|Michael McDonald :: acting blog consulting noel contact|
Here's an interesting parallel: personal productivity and website usability.
In the 'Getting Things Done' system, a Project is a broad term, encompassing anything (working towards some sort of result) that involves more than one action. Starting a business is a project, as is taking a vacation. Even baking a cake is a Project: you need to find a recipe, shop for ingredients, then actually prepare and bake the cake. One of the major reasons that Projects become 'stuck' is because they are defined too broadly, or they are so complex and intimidating that we are uncertain how the Project can ever be finished.
The trick to unsticking most projects is to ask "What's the next action?". When you are busy doing things, you only need to worry about the tip of the iceberg. Publishing your first novel is suddenly in your grasp, because it has been reduced to "browse writing books at BookBuyers" or "re-read [your favorite novel], taking notes about how it works and why you love it so much".
We glance at a project, and some part of us thinks, "I don't quite have all the pieces between here and there." We know something is missing, but we're not sure what it is exactly, so we quit.
- David Allen, Getting Things Done
This bit of psychology also applies to people attempting to get some sort of result from a website.

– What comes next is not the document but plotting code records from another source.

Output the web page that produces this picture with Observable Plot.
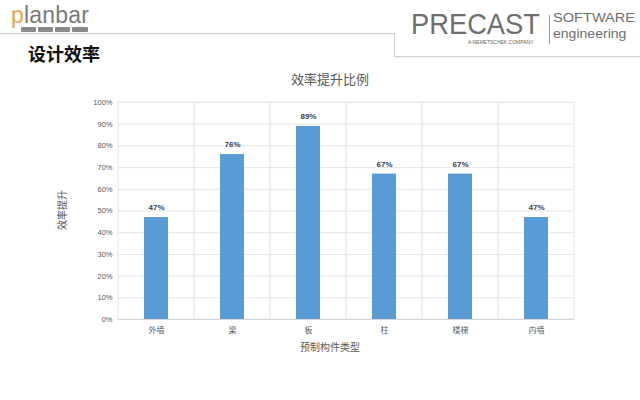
<!DOCTYPE html>
<html><head><meta charset="utf-8">
<script src="https://cdn.jsdelivr.net/npm/d3@7"></script>
<script src="https://cdn.jsdelivr.net/npm/@observablehq/plot@0.6"></script>
<style>
body{margin:0;background:#fff;width:640px;height:400px;overflow:hidden;position:relative;font-family:"Noto Sans CJK SC","Liberation Sans",sans-serif;}
.abs{position:absolute;white-space:nowrap;}
#chart{position:absolute;left:0;top:0;}
</style>
</head><body>
<div id="chart"></div>
<!-- header -->
<div class="abs" style="left:0;top:33px;width:394px;height:1px;background:#d4d4d4;box-shadow:0 1px 2px #e4e4e4;"></div>
<div class="abs" style="left:394px;top:33px;width:1px;height:23px;background:#d4d4d4;"></div>
<div class="abs" style="left:394px;top:56px;width:246px;height:1px;background:#d4d4d4;box-shadow:0 1px 2px #e4e4e4;"></div>
<div class="abs" style="left:11px;top:2px;font:23px 'Liberation Sans',Arial,sans-serif;color:#7a7a7a;letter-spacing:0.2px;"><span style="color:#eea444">p</span>lanbar</div>
<div class="abs" style="left:21px;top:27px;width:15px;height:5px;background:#8a8a8a;border-radius:1px;"></div>
<div class="abs" style="left:38px;top:27px;width:15px;height:5px;background:#8a8a8a;border-radius:1px;"></div>
<div class="abs" style="left:55px;top:27px;width:15px;height:5px;background:#8a8a8a;border-radius:1px;"></div>
<div class="abs" style="left:72px;top:27px;width:16px;height:5px;background:#8a8a8a;border-radius:1px;"></div>
<div class="abs" style="left:411px;top:7px;font:30px 'Liberation Sans',Arial,sans-serif;color:#6e6e6e;transform:scaleX(0.91);transform-origin:0 0;">PRECAST</div>
<div class="abs" style="left:549px;top:15px;width:1px;height:29px;background:#999;"></div>
<div class="abs" style="left:553px;top:10px;font:13.5px/15px 'Liberation Sans',Arial,sans-serif;color:#6e6e6e;transform:scaleX(1.08);transform-origin:0 0;">SOFTWARE</div>
<div class="abs" style="left:553px;top:26px;font:13.5px/15px 'Liberation Sans',Arial,sans-serif;color:#6e6e6e;transform:scaleX(1.04);transform-origin:0 0;">engineering</div>
<div class="abs" style="left:468px;top:39px;font:5px 'Liberation Sans',Arial,sans-serif;color:#666;">A NEMETSCHEK COMPANY</div>
<div class="abs" style="left:28px;top:42px;font:700 18px/22px 'Noto Sans CJK SC',sans-serif;color:#111;">设计效率</div>
<!-- chart texts -->
<div class="abs" style="left:0;width:660px;text-align:center;top:70px;font:13px/18px 'Noto Sans CJK SC',sans-serif;color:#595959;">效率提升比例</div>
<div class="abs" style="left:0;width:660px;text-align:center;top:340px;font:10px/14px 'Noto Sans CJK SC',sans-serif;color:#595959;">预制构件类型</div>
<div class="abs" style="left:62px;top:210px;font:10px/12px 'Noto Sans CJK SC',sans-serif;color:#595959;transform:translate(-50%,-50%) rotate(-90deg);">效率提升</div>
<script>
const categories = ["外墙","梁","板","柱","楼梯","内墙"];
const values = [0.47, 0.76, 0.89, 0.67, 0.67, 0.47];
const yTicks = [0,0.1,0.2,0.3,0.4,0.5,0.6,0.7,0.8,0.9,1.0];

const data = categories.map((c,i)=>({cat:c, v:values[i]}));
const fmt = d3.format(".0%");

const plot = Plot.plot({
  width: 640, height: 400,
  marginLeft: 117, marginRight: 66, marginTop: 102, marginBottom: 81,
  style: {fontFamily: "'Noto Sans CJK SC', sans-serif", background: "transparent"},
  x: {domain: categories, padding: 0, label: null, tickSize: 0, tickPadding: 8},
  y: {domain: [0,1], ticks: yTicks, tickFormat: fmt, label: null, tickSize: 0, tickPadding: 5},
  marks: [
    Plot.gridY(yTicks, {stroke: "#e6e6e6", strokeOpacity: 1}),
    Plot.barY(categories, {x: d=>d, y1: 0, y2: 1, fill: "none", stroke: "#e8e8e8"}),
    Plot.ruleY([0], {stroke: "#d6d6d6"}),
    Plot.barY(data, {x: "cat", y: "v", fill: "#5b9bd5", insetLeft: 26, insetRight: 26}),
    Plot.text(data, {x: "cat", y: "v", text: d=>fmt(d.v), dy: -10, fontWeight: "bold", fontSize: 8, fill: "#404040", fontFamily: "'Liberation Sans', Arial, sans-serif"}),
    Plot.axisY({ticks: yTicks, tickFormat: fmt, tickSize: 0, tickPadding: 5, fontSize: 7.5, fill: "#595959", fontFamily: "'Liberation Sans', Arial, sans-serif", label: null}),
    Plot.axisX({tickSize: 0, tickPadding: 8, fontSize: 8, fill: "#595959", label: null})
  ]
});
document.getElementById("chart").appendChild(plot);
</script>
</body></html>
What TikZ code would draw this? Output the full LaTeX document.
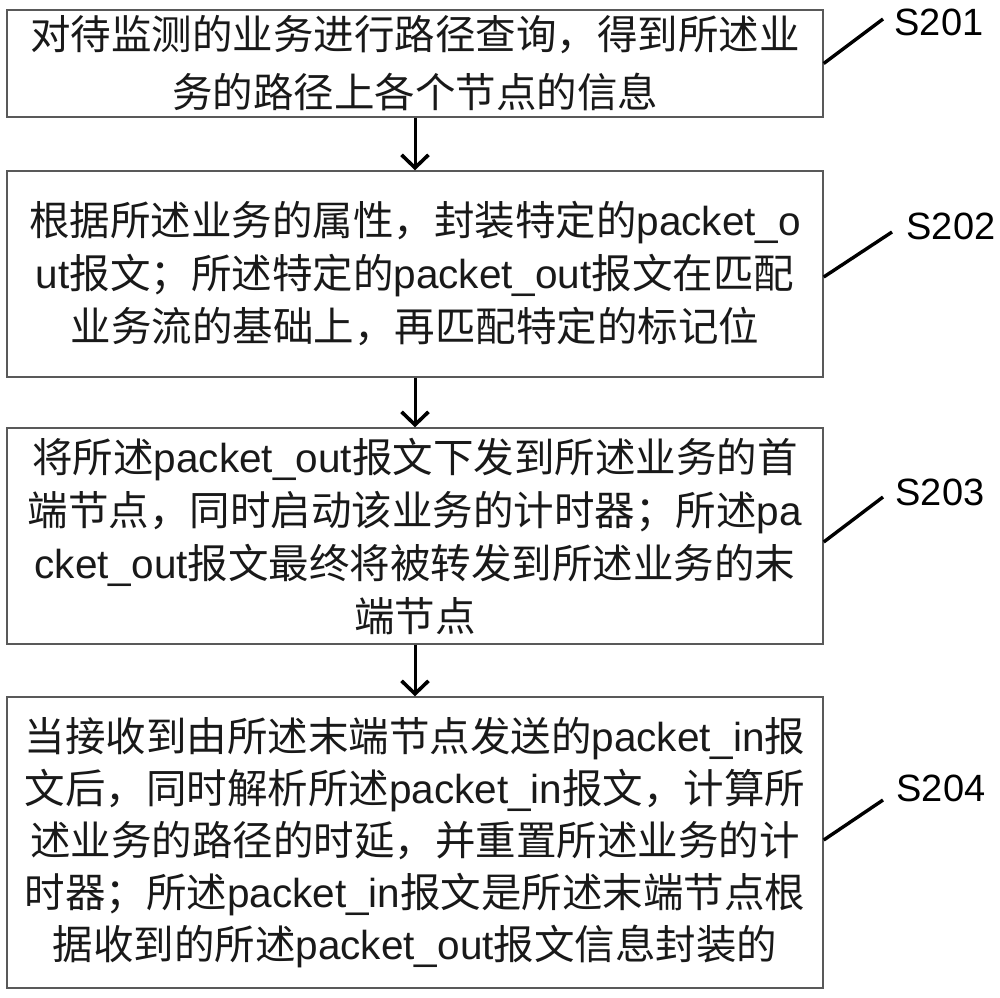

When a visitor lands on a Web page, they quickly scan around trying to figure out what to do next. All too often, they aren't sure what to do next and they quit -- because the Web page failed to answer their question "What's the next action?" Every page needs a Next Action that leads to the next page, until the visitor's needs have been satisfied or they have given up.
Seth Godin does a good job of driving this point home in his e-book The Big Red Fez, using the analogy of a monkey in a big red fez that is only interested in answering the question "Where's the banana?" The best bit of advice from this book (and there are many good bits) is to design each and every page with one and only one primary objective (the banana). Make it big. Make it obvious. As with planning a seven-course meal, when someone uses a website they have a purpose and need to constantly answer the question "What's the next action?" to fulfill that purpose. Websites that directly support that kind of thinking and provide the banana are going to be much more usable than websites that let their visitors wallow in doubt, trying to figure out where they are and what they are supposed to do next.